WHAT TO WORK ON
Retype the lines from the first one in the records down to the line containing "XAxis, YAxis, ReferenceLine", counting both, and leave out any pictures.

##############################

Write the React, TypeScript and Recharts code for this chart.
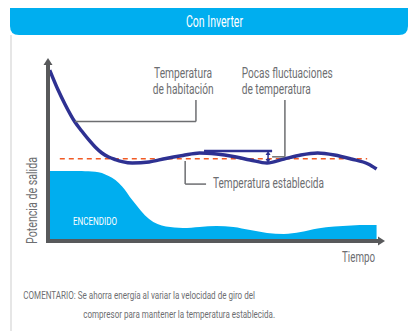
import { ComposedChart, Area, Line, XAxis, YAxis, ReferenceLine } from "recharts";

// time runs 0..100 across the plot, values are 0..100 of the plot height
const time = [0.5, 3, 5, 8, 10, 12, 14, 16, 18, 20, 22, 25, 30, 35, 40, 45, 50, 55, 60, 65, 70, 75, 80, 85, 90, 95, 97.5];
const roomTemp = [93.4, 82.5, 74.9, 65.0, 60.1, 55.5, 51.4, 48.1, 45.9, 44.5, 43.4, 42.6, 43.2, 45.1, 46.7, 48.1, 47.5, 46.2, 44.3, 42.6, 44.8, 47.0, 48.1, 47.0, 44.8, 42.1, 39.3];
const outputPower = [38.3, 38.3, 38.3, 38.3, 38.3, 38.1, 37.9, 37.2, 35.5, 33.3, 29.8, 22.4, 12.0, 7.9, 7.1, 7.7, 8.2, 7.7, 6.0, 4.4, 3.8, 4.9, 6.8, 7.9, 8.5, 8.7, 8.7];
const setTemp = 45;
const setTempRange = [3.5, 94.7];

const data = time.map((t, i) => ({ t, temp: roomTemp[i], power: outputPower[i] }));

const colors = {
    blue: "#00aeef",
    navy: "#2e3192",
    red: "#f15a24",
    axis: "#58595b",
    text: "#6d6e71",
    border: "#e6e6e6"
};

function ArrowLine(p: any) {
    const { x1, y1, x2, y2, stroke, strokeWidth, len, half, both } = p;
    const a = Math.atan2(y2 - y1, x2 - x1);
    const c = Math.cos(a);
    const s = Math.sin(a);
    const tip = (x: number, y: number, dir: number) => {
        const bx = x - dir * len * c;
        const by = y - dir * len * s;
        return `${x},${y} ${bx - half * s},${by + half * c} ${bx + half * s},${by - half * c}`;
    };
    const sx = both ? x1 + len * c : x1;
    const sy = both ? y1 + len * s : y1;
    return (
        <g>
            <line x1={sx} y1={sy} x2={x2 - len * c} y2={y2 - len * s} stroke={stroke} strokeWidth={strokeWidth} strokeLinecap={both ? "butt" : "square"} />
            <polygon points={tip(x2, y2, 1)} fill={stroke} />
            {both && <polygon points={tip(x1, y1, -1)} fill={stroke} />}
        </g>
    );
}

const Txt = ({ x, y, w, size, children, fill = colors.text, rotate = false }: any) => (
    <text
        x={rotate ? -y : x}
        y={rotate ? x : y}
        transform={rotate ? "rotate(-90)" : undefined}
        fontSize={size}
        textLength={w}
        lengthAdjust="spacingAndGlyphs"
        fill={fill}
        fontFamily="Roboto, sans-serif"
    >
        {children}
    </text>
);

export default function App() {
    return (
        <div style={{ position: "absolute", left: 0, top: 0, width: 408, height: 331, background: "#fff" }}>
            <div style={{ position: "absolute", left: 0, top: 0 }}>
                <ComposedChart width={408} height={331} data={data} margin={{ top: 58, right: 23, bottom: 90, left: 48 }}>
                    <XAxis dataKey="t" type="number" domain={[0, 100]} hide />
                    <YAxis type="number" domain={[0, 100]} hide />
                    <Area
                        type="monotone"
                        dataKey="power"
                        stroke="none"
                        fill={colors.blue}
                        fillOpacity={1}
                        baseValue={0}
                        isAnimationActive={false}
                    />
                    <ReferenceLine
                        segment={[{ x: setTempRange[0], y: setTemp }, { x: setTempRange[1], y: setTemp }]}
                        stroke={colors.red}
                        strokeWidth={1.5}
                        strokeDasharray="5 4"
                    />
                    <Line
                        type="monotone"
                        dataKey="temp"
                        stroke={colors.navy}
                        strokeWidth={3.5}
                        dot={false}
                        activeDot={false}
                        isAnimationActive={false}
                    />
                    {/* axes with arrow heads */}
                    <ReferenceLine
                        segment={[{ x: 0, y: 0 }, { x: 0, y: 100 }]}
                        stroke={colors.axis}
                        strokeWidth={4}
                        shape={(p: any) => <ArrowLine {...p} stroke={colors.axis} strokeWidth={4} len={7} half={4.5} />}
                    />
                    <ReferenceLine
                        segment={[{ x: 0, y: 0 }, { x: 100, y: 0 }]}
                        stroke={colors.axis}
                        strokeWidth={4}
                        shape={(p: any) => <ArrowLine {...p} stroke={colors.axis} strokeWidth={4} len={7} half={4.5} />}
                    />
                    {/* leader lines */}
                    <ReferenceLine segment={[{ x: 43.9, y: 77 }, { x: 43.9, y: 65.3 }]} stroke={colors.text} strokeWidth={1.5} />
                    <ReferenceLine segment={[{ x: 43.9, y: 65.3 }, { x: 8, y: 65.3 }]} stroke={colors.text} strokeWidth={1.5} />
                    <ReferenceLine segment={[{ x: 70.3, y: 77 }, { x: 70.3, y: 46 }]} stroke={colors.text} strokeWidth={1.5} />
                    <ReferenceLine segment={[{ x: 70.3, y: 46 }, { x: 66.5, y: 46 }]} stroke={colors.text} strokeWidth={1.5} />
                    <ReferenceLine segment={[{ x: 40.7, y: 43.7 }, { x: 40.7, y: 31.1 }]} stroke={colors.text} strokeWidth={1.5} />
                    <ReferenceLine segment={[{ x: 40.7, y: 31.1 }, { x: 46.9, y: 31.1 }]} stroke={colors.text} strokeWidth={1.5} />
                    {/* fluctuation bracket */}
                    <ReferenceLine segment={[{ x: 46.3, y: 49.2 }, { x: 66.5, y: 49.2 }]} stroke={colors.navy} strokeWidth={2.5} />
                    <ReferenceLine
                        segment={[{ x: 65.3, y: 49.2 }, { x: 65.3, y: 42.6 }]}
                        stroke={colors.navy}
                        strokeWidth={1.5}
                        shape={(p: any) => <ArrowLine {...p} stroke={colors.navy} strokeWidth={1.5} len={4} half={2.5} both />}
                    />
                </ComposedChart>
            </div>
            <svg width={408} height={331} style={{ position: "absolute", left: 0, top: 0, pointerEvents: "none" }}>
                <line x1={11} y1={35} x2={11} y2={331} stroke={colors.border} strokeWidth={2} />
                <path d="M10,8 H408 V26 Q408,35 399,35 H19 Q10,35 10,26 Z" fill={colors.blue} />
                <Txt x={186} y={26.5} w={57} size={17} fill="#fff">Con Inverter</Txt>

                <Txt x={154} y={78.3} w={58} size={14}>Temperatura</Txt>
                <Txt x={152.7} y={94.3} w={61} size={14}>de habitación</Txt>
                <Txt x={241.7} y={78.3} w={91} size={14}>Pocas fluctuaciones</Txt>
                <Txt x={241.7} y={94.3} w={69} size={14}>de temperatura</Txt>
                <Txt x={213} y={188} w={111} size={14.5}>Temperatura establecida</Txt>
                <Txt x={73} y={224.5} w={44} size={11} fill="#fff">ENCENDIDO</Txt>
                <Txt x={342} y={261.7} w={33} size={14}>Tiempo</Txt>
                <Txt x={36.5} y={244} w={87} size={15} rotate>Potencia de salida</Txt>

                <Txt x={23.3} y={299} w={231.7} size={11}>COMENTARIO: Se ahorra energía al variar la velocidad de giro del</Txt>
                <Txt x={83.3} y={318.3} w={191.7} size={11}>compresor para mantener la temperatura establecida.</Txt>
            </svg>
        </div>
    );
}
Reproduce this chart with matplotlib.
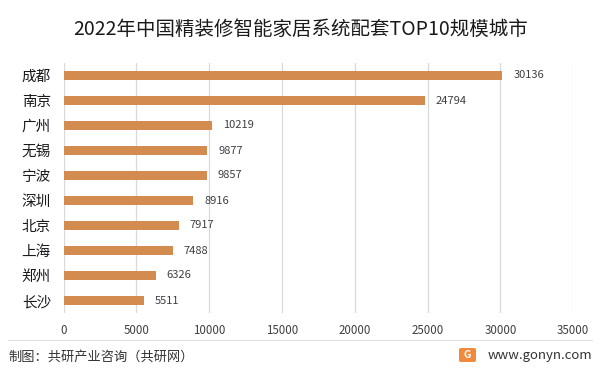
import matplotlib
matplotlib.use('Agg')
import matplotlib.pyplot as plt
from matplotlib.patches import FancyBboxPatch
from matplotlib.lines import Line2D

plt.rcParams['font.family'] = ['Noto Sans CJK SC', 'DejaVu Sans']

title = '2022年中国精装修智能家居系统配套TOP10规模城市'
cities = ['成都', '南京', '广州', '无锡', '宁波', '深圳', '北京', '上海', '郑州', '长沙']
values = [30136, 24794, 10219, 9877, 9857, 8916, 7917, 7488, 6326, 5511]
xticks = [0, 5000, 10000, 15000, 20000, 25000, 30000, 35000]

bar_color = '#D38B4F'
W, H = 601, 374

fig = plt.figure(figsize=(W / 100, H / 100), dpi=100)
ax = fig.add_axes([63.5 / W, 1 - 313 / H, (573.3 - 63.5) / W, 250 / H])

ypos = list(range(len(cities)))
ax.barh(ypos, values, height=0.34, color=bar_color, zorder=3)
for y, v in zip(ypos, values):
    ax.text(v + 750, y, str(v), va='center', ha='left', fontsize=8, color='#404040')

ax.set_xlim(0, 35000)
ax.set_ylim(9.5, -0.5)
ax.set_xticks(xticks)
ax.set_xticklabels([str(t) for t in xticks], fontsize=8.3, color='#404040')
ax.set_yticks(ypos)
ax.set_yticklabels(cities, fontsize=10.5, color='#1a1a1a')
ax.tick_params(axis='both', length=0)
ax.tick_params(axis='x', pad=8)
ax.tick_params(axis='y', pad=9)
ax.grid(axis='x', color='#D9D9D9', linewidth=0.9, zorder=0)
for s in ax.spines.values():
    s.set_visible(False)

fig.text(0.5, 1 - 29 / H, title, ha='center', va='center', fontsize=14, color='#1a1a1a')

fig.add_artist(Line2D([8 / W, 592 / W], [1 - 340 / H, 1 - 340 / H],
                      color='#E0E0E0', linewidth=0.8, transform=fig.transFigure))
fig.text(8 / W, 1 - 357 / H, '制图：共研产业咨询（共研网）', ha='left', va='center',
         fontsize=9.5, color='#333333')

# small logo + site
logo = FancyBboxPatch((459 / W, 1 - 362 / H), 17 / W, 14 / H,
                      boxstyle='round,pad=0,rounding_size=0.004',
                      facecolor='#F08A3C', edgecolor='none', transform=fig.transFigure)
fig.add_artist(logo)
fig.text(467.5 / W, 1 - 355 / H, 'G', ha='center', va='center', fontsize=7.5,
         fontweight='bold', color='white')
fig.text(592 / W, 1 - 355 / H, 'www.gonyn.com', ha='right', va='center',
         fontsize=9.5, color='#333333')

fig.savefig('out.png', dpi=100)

##############################

THE RESPONSE
Write the React, TypeScript and Recharts code for this chart.
import { ComposedChart, Area, Line, XAxis, YAxis, ReferenceLine } from "recharts";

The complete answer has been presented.